Ummm…I tasted it. It tastes bad.
But what’s your proof? Did you conduct an experiment? Can you explain in scientific terms why it’s “bad”? Can you….
[Friend walks away shaking her head…..]
To say something tastes good, bad, salty, sweet, savory, etc., is evidential proof in itself. No further studies need to be done. No further explanation is needed. We trust others (even strangers) when they say, “Don’t eat that one” or “Ooh, you’ve gotta try that!”
In the same way, David is telling us that he has “tried God.” He knew God when he was a shepherd boy, when he became a national hero, and when he served as a king. David knew God personally, intimately. That’s why he danced before God’s presence and meditated on His Law.

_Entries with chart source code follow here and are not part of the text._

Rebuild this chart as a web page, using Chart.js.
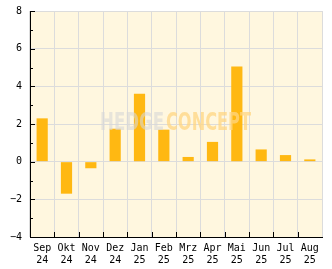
<!DOCTYPE html>
<html>
<head>
<meta charset="utf-8">
<script src="https://cdn.jsdelivr.net/npm/chart.js@4"></script>
<style>
html, body { margin: 0; padding: 0; background: #fff; }
#wrap { width: 332px; height: 269px; }
</style>
</head>
<body>
<div id="wrap"><canvas id="barChart" width="332" height="269"></canvas></div>
<script>
var months = ["Sep", "Okt", "Nov", "Dez", "Jan", "Feb", "Mrz", "Apr", "Mai", "Jun", "Jul", "Aug"];
var years = ["24", "24", "24", "24", "25", "25", "25", "25", "25", "25", "25", "25"];
var returns = [2.3, -1.7, -0.35, 1.75, 3.6, 1.7, 0.25, 1.05, 5.05, 0.65, 0.35, 0.12];
var yTicks = [-4, -2, 0, 2, 4, 6, 8];

var labels = months.map(function (m, i) { return [m, years[i]]; });
var monoFont = { family: "'DejaVu Sans Mono', monospace", size: 10, lineHeight: 1.25 };

// background, inward ticks, watermark
var extras = {
    id: 'extras',
    beforeDraw: function (chart) {
        var a = chart.chartArea, ctx = chart.ctx;
        ctx.save();
        ctx.fillStyle = '#fff7df';
        ctx.fillRect(a.left, a.top, a.right - a.left, a.bottom - a.top);
        ctx.restore();
    },
    afterDatasetsDraw: function (chart) {
        var a = chart.chartArea, ctx = chart.ctx;
        var y = chart.scales.y, x = chart.scales.x;
        ctx.save();
        ctx.font = "bold 24px 'DejaVu Sans Condensed', sans-serif";
        ctx.textBaseline = 'middle';
        ctx.textAlign = 'left';
        var cy = y.getPixelForValue(2) - 0.5;
        ctx.fillStyle = 'rgba(215,215,215,0.6)';
        ctx.fillText('HEDGE', 100, cy, 64);
        ctx.fillStyle = 'rgba(255,214,130,0.75)';
        ctx.fillText('CONCEPT', 166, cy, 85);
        ctx.restore();

        ctx.save();
        ctx.strokeStyle = '#000';
        ctx.lineWidth = 1;
        ctx.beginPath();
        for (var v = yTicks[0]; v <= yTicks[yTicks.length - 1]; v++) {
            var py = Math.round(y.getPixelForValue(v)) + 0.5;
            var len = (v % 2 === 0) ? 5 : 3;
            ctx.moveTo(a.left, py);
            ctx.lineTo(a.left + len, py);
        }
        for (var i = 1; i < months.length; i++) {
            var px = Math.round((x.getPixelForValue(i - 1) + x.getPixelForValue(i)) / 2) + 0.5;
            ctx.moveTo(px, a.bottom);
            ctx.lineTo(px, a.bottom - 5);
        }
        ctx.stroke();
        ctx.restore();
    }
};

var bar = document.getElementById('barChart');
var chart = new Chart(bar, {
    type: 'bar',
    data: {
        labels: labels,
        datasets: [{
            data: returns,
            backgroundColor: '#ffb812',
            barPercentage: 0.46,
            categoryPercentage: 1
        }]
    },
    options: {
        responsive: false,
        animation: false,
        layout: { padding: { top: 11, right: 10, left: 0, bottom: 0 } },
        plugins: {
            legend: { display: false },
            tooltip: { enabled: false }
        },
        scales: {
            x: {
                offset: true,
                grid: { offset: true, color: '#dcdcdc', drawTicks: false },
                border: { color: '#000' },
                ticks: { color: '#000', font: monoFont, padding: 5, maxRotation: 0, autoSkip: false },
                afterFit: function (s) { s.height = 32; s.paddingLeft = 0; s.paddingRight = 0; }
            },
            y: {
                min: -4,
                max: 8,
                afterBuildTicks: function (s) {
                    s.ticks = yTicks.map(function (v) { return { value: v }; });
                },
                grid: { color: '#dcdcdc', drawTicks: false },
                border: { color: '#000' },
                ticks: {
                    color: '#000',
                    font: monoFont,
                    padding: 8,
                    callback: function (v) { return String(v).replace('-', '\u2212'); }
                },
                afterFit: function (s) { s.width = 30; s.paddingTop = 0; s.paddingBottom = 0; }
            }
        }
    },
    plugins: [extras]
});
</script>
</body>
</html>
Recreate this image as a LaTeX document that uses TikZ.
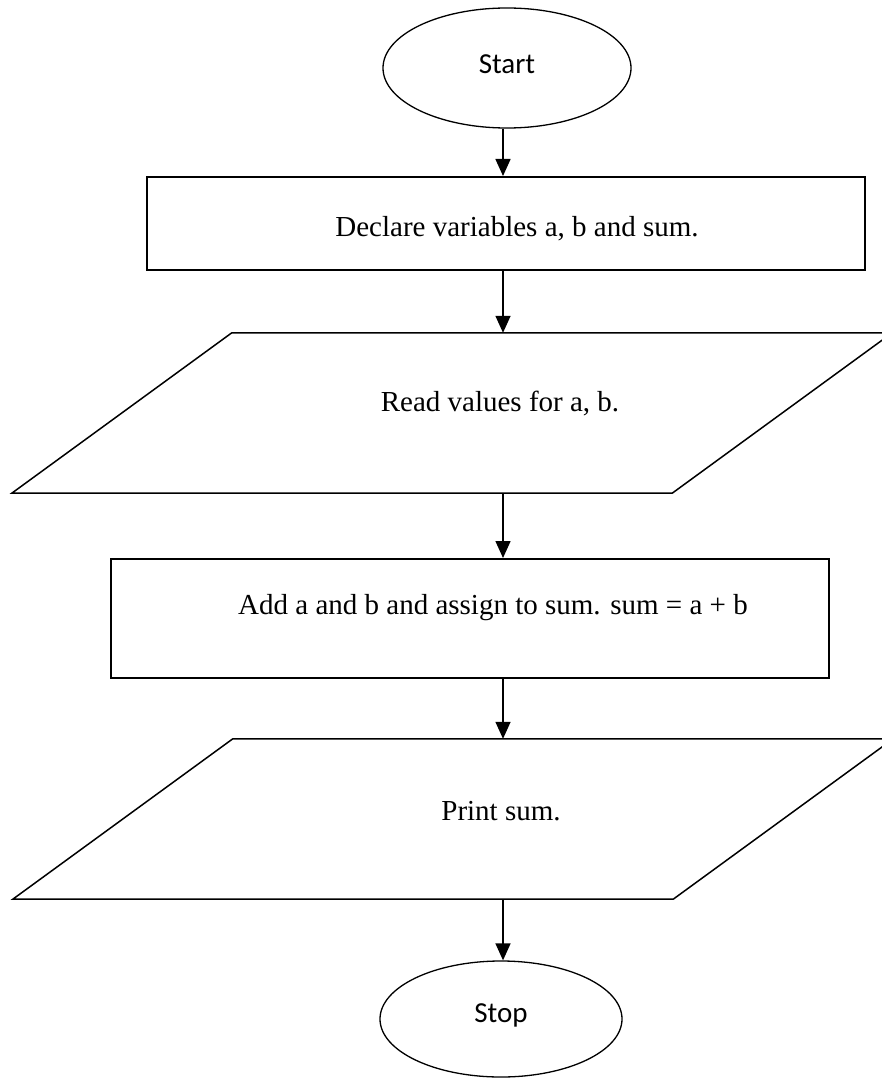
\documentclass[tikz,border=0pt]{standalone}
\usepackage{fontspec}
\setmainfont{Liberation Serif}
\newfontfamily\calib{Carlito}
\usetikzlibrary{shapes.geometric,arrows.meta,calc}
\begin{document}
\begin{tikzpicture}[x=1pt,y=-1pt,
  term/.style={ellipse,draw,line width=1.3pt,inner sep=0pt,font=\calib\fontsize{29}{34}\selectfont},
  procbox/.style={draw,line width=2pt,inner sep=0pt},
  holder/.style={inner sep=0pt,draw=none},
  para/.style={line width=1.5pt,line join=miter},
  txt/.style={inner sep=0pt,font=\fontsize{29}{34}\selectfont},
  arr/.style={line width=1.5pt,-{Triangle[length=17pt,width=15pt]}}]
\useasboundingbox (0,0) rectangle (882,1078);
\clip (0,0) rectangle (882,1078);
\fill[white] (0,0) rectangle (882,1078);
\coordinate (ax) at (503,0);
% Start
\node[term,minimum width=248,minimum height=120] (start) at (507,68) {};
\node[txt,font=\calib\fontsize{29}{34}\selectfont] (starttxt) at (507,64) {Start};
% Box 1
\node[procbox,minimum width=718,minimum height=93] (b1) at (506,223.5) {};
\node[txt] (b1txt) at (517,229) {Declare variables a, b and sum.};
% Para 1
\node[holder,minimum width=880,minimum height=160] (p1) at (452,413) {};
\draw[para] ($(p1.north west)+(220,0)$) -- (p1.north east) -- ($(p1.south east)+(-220,0)$) -- (p1.south west) -- cycle;
\node[txt] (p1txt) at (500,404) {Read values for a, b.};
% Box 2
\node[procbox,minimum width=718,minimum height=119] (b2) at (470,618.5) {};
\node[txt] (b2txt) at (493,608) {Add a and b and assign to sum. sum = a + b};
% Para 2
\node[holder,minimum width=880,minimum height=160] (p2) at (453,819) {};
\draw[para] ($(p2.north west)+(220,0)$) -- (p2.north east) -- ($(p2.south east)+(-220,0)$) -- (p2.south west) -- cycle;
\node[txt] (p2txt) at (501,811) {Print sum.};
% Stop
\node[term,minimum width=242,minimum height=116] (stop) at (501,1019) {};
\node[txt,font=\calib\fontsize{29}{34}\selectfont] (stoptxt) at (501,1015) {Stop};
% arrows
\draw[arr] (ax |- start.south) -- (ax |- b1.north);
\draw[arr] (ax |- b1.south) -- (ax |- p1.north);
\draw[arr] (ax |- p1.south) -- (ax |- b2.north);
\draw[arr] (ax |- b2.south) -- (ax |- p2.north);
\draw[arr] (ax |- p2.south) -- (ax |- stop.north);
\end{tikzpicture}
\end{document}
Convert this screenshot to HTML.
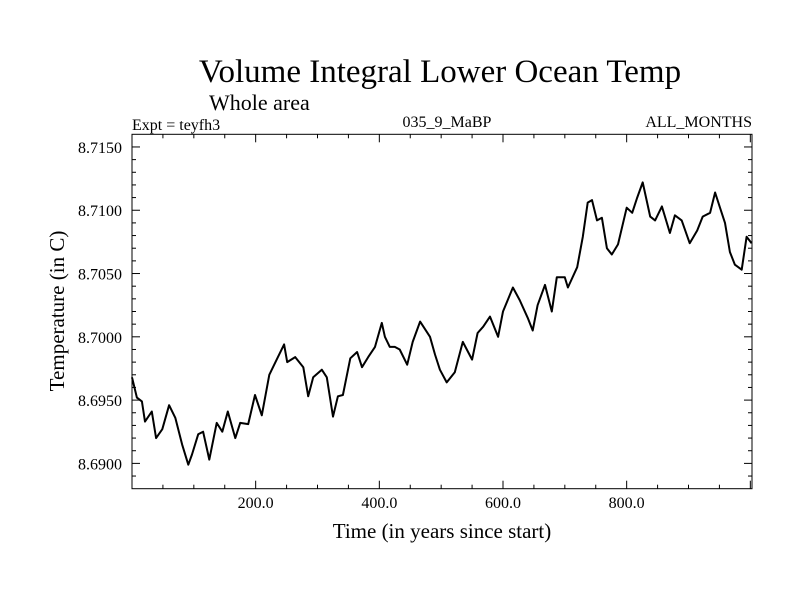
<!DOCTYPE html>
<html><head><meta charset="utf-8"><style>
html,body{margin:0;padding:0;background:#fff;}
svg text{font-family:"Liberation Serif",serif;fill:#000;}
</style></head><body>
<svg id="chart" width="800" height="600" xmlns="http://www.w3.org/2000/svg">
<text x="440" y="82" font-size="33" text-anchor="middle">Volume Integral Lower Ocean Temp</text>
<text x="209" y="110" font-size="22">Whole area</text>
<text x="132" y="130" font-size="16">Expt = teyfh3</text>
<text x="447" y="127" font-size="16" text-anchor="middle">035_9_MaBP</text>
<text x="752" y="127" font-size="16" text-anchor="end">ALL_MONTHS</text>
<text x="442" y="538" font-size="21" text-anchor="middle">Time (in years since start)</text>
<text transform="translate(64,311) rotate(-90)" font-size="21" text-anchor="middle">Temperature (in C)</text>
<g id="axes"></g>
<path id="series" fill="none" stroke="#000" stroke-width="2" stroke-linejoin="round"/>
<rect x="132" y="134.3" width="620" height="354.4" fill="none" stroke="#000" stroke-width="1"/>
</svg>
<script>
const years=[0,8,16,21,32,39,49,60,70,81,91,97,107,115,125,137,146,155,167,175,188,199,210,222,234,246,251,264,277,285,293,307,315,325,333,341,353,364,372,382,393,404,409,417,425,433,445,454,466,482,490,498,509,522,535,550,559,568,579,592,600,616,627,640,648,656,668,679,687,700,705,720,729,737,744,752,760,768,776,786,800,809,817,826,838,846,857,870,878,889,902,914,923,935,943,951,959,967,975,986,994,1002];
const temps=[8.6968,8.6952,8.6949,8.6933,8.6941,8.6920,8.6927,8.6946,8.6936,8.6915,8.6899,8.6907,8.6923,8.6925,8.6903,8.6932,8.6925,8.6941,8.6920,8.6932,8.6931,8.6954,8.6938,8.6970,8.6982,8.6994,8.6980,8.6984,8.6976,8.6953,8.6968,8.6974,8.6968,8.6937,8.6953,8.6954,8.6983,8.6988,8.6976,8.6984,8.6992,8.7011,8.7000,8.6992,8.6992,8.6990,8.6978,8.6996,8.7012,8.7000,8.6986,8.6974,8.6964,8.6972,8.6996,8.6982,8.7003,8.7008,8.7016,8.7000,8.7020,8.7039,8.7029,8.7015,8.7005,8.7025,8.7041,8.7020,8.7047,8.7047,8.7039,8.7055,8.7079,8.7106,8.7108,8.7092,8.7094,8.7070,8.7065,8.7073,8.7102,8.7098,8.7110,8.7122,8.7095,8.7092,8.7103,8.7082,8.7096,8.7092,8.7074,8.7084,8.7095,8.7098,8.7114,8.7102,8.7090,8.7067,8.7057,8.7053,8.7079,8.7074];
const xTickLabels=["200.0","400.0","600.0","800.0"];
const xTickValues=[200,400,600,800];
const yTickLabels=["8.6900","8.6950","8.7000","8.7050","8.7100","8.7150"];
const yTickValues=[8.690,8.695,8.700,8.705,8.710,8.715];
const X0=132,X1=752,Y0=488.7,Y1=134.3,XMIN=0,XMAX=1002.7,YMIN=8.688,YMAX=8.716;
function sx(t){return X0+(t-XMIN)/(XMAX-XMIN)*(X1-X0);}
function sy(v){return Y0-(v-YMIN)/(YMAX-YMIN)*(Y0-Y1);}
const NS="http://www.w3.org/2000/svg";
const g=document.getElementById('axes');
function line(x1,y1,x2,y2,name){const l=document.createElementNS(NS,'line');l.setAttribute('x1',x1);l.setAttribute('y1',y1);l.setAttribute('x2',x2);l.setAttribute('y2',y2);l.setAttribute('stroke','#000');l.setAttribute('stroke-width','1');


g.appendChild(l);}
function text(x,y,s,anchor,name){const t=document.createElementNS(NS,'text');t.setAttribute('x',x);t.setAttribute('y',y);t.setAttribute('font-size','16');t.setAttribute('text-anchor',anchor);t.textContent=s;


g.appendChild(t);}
for(let t=50;t<XMAX;t+=50){const x=sx(t);const L=(t%200===0)?8:4;line(x,Y0,x,Y0-L,'x-tick');line(x,Y1,x,Y1+L,'x-tick-top');}
for(let i=0;i<=28;i++){const v=YMIN+i*0.001;const y=sy(v);if(y<Y1+0.5||y>Y0-0.5)continue;const major=Math.abs(((v-8.690)/0.005)-Math.round((v-8.690)/0.005))<1e-6;const L=major?8:4;line(X0,y,X0+L,y,'y-tick');line(X1,y,X1-L,y,'y-tick-right');}
xTickValues.forEach((v,i)=>text(sx(v),508,xTickLabels[i],'middle','x-tick-label'));
yTickValues.forEach((v,i)=>text(122,sy(v)+6,yTickLabels[i],'end','y-tick-label'));
document.getElementById('series').setAttribute('d',years.map((t,i)=>(i?'L':'M')+sx(t).toFixed(1)+','+sy(temps[i]).toFixed(1)).join(''));
</script>
</body></html>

“How sweet are Your words to my taste! Yes, sweeter than honey to my mouth!” (Psalm 119:103 NAS).
Still, David doesn’t want us to take his word for it—he encourages us to reach out and experience God for ourselves. He wants us to internalize God, just as we would internalize bread or a spoonful of honey. And he wants us to chew on God’s Word (which is what the word “meditate” means).
Accepting the Challenge
There are a lot of things in life we are better off avoiding—mind-altering substances, idols, gossip, and every sinful activity. And yet we are not deprived! Instead, we are brought before the most bountiful table, overflowing with every good spiritual fruit, and encouraged to take and eat. To savor and enjoy. To have our own intimate experiences with the Creator of the Universe and Lover of Our Souls, with whom there is no want or fear.
This week, I encourage you to accept David’s challenge. Think about all the times God has responded to your prayers, saved you from trials, and provided for your needs. Knowing what God has done for you in the past, do you trust Him with your present and your future? Do you believe that God will take care of others as much as He takes care of you? If so, then be ready to share your testimony so you can encourage others to experience God’s goodness for themselves.
“Like cold water to a weary soul, so is good news from a distant land” (Proverbs 25:25 NAS).